# start of Supplied records

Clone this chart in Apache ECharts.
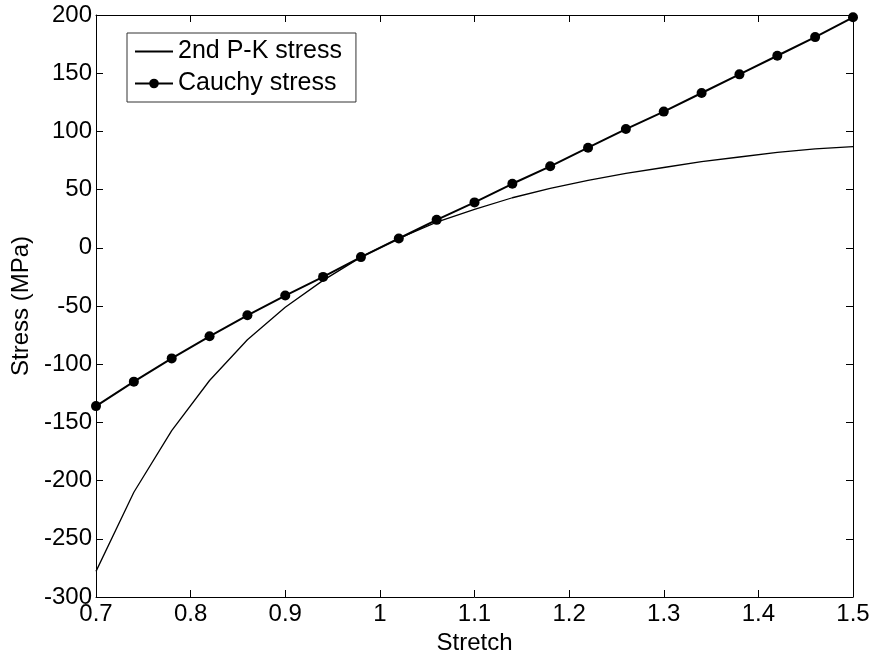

# end of Supplied records
# start of Supplied records

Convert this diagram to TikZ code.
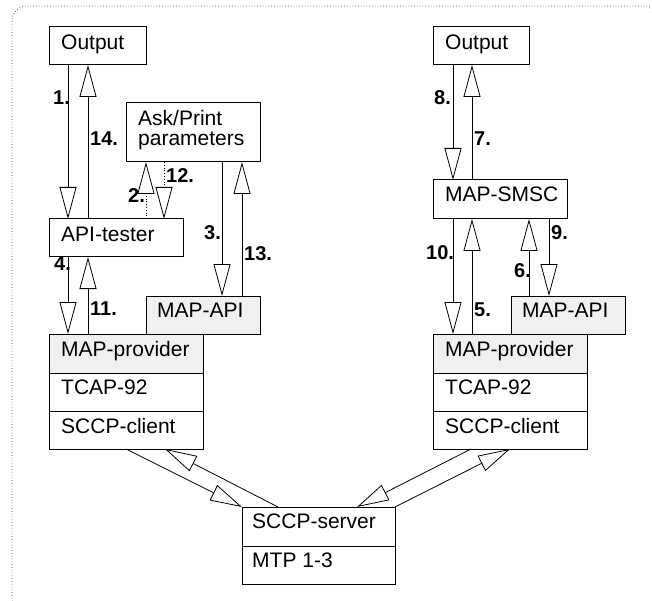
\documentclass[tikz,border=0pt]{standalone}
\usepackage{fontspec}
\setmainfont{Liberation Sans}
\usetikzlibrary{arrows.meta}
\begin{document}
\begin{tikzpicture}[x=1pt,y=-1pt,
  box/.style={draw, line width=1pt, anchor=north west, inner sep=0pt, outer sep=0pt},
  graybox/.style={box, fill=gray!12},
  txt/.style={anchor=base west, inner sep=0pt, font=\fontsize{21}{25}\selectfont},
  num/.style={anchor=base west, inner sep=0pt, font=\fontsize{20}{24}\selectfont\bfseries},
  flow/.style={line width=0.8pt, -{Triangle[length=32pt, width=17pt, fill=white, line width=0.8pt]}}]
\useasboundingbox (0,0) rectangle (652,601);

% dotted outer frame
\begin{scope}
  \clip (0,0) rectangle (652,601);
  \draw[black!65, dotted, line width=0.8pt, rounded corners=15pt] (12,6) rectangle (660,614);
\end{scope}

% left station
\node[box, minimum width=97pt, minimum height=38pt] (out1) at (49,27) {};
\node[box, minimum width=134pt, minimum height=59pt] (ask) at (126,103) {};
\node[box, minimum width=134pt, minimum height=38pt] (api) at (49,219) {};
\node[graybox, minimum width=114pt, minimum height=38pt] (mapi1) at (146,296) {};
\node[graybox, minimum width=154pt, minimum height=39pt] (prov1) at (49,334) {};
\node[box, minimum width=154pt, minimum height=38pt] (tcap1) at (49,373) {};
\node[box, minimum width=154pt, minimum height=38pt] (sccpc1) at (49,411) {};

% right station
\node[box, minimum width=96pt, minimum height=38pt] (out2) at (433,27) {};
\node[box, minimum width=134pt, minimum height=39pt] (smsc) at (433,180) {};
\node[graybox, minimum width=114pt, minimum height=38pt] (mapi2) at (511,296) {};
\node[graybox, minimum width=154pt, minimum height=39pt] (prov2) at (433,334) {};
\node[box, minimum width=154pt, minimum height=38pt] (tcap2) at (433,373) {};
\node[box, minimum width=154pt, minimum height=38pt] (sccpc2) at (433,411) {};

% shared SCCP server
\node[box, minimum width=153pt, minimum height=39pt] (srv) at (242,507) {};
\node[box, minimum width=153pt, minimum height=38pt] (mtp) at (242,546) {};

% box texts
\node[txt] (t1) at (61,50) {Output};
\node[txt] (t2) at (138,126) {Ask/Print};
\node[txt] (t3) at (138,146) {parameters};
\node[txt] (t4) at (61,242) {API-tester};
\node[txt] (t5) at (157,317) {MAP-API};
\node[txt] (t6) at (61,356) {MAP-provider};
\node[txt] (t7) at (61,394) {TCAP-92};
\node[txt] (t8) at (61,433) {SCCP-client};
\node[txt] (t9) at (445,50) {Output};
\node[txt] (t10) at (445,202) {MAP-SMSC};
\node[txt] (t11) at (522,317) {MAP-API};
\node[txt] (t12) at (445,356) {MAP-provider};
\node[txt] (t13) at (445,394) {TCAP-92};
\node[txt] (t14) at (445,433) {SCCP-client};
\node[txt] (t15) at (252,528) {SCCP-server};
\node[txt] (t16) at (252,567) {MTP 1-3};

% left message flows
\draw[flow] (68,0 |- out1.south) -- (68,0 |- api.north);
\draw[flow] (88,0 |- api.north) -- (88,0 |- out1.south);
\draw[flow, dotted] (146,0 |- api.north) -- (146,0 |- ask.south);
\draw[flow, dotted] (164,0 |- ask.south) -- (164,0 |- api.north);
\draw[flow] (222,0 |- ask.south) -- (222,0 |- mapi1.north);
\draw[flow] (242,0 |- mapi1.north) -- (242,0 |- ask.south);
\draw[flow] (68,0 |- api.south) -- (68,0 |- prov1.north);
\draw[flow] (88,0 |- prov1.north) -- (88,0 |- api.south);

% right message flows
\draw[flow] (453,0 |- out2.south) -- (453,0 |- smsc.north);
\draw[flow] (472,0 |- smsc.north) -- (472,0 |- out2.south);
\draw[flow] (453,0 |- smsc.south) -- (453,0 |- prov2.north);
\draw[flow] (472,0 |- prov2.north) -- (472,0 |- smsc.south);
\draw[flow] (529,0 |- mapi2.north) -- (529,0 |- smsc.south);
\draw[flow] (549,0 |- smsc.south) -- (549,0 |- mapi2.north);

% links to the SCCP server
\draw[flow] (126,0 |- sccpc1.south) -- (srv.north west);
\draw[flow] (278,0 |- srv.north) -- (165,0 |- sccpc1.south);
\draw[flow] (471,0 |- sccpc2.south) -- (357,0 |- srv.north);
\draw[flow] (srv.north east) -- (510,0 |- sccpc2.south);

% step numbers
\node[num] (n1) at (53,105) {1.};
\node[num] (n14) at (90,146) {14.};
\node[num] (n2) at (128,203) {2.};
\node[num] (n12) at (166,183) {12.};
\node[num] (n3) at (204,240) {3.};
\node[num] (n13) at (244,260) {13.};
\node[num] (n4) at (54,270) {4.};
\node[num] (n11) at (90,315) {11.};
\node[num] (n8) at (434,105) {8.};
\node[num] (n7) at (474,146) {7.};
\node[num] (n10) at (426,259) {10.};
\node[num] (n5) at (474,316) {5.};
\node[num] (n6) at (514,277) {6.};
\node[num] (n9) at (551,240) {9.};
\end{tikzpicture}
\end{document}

# end of Supplied records

# [Task brief]
Retype only the lines above from the one with "Convert this diagram to TikZ code." through the one with "minimum height=38pt] (sccpc1)", exactly and with both ends. Images stay out.

# [Answer to the task]
Convert this diagram to TikZ code.
\documentclass[tikz,border=0pt]{standalone}
\usepackage{fontspec}
\setmainfont{Liberation Sans}
\usetikzlibrary{arrows.meta}
\begin{document}
\begin{tikzpicture}[x=1pt,y=-1pt,
  box/.style={draw, line width=1pt, anchor=north west, inner sep=0pt, outer sep=0pt},
  graybox/.style={box, fill=gray!12},
  txt/.style={anchor=base west, inner sep=0pt, font=\fontsize{21}{25}\selectfont},
  num/.style={anchor=base west, inner sep=0pt, font=\fontsize{20}{24}\selectfont\bfseries},
  flow/.style={line width=0.8pt, -{Triangle[length=32pt, width=17pt, fill=white, line width=0.8pt]}}]
\useasboundingbox (0,0) rectangle (652,601);

% dotted outer frame
\begin{scope}
  \clip (0,0) rectangle (652,601);
  \draw[black!65, dotted, line width=0.8pt, rounded corners=15pt] (12,6) rectangle (660,614);
\end{scope}

% left station
\node[box, minimum width=97pt, minimum height=38pt] (out1) at (49,27) {};
\node[box, minimum width=134pt, minimum height=59pt] (ask) at (126,103) {};
\node[box, minimum width=134pt, minimum height=38pt] (api) at (49,219) {};
\node[graybox, minimum width=114pt, minimum height=38pt] (mapi1) at (146,296) {};
\node[graybox, minimum width=154pt, minimum height=39pt] (prov1) at (49,334) {};
\node[box, minimum width=154pt, minimum height=38pt] (tcap1) at (49,373) {};
\node[box, minimum width=154pt, minimum height=38pt] (sccpc1) at (49,411) {};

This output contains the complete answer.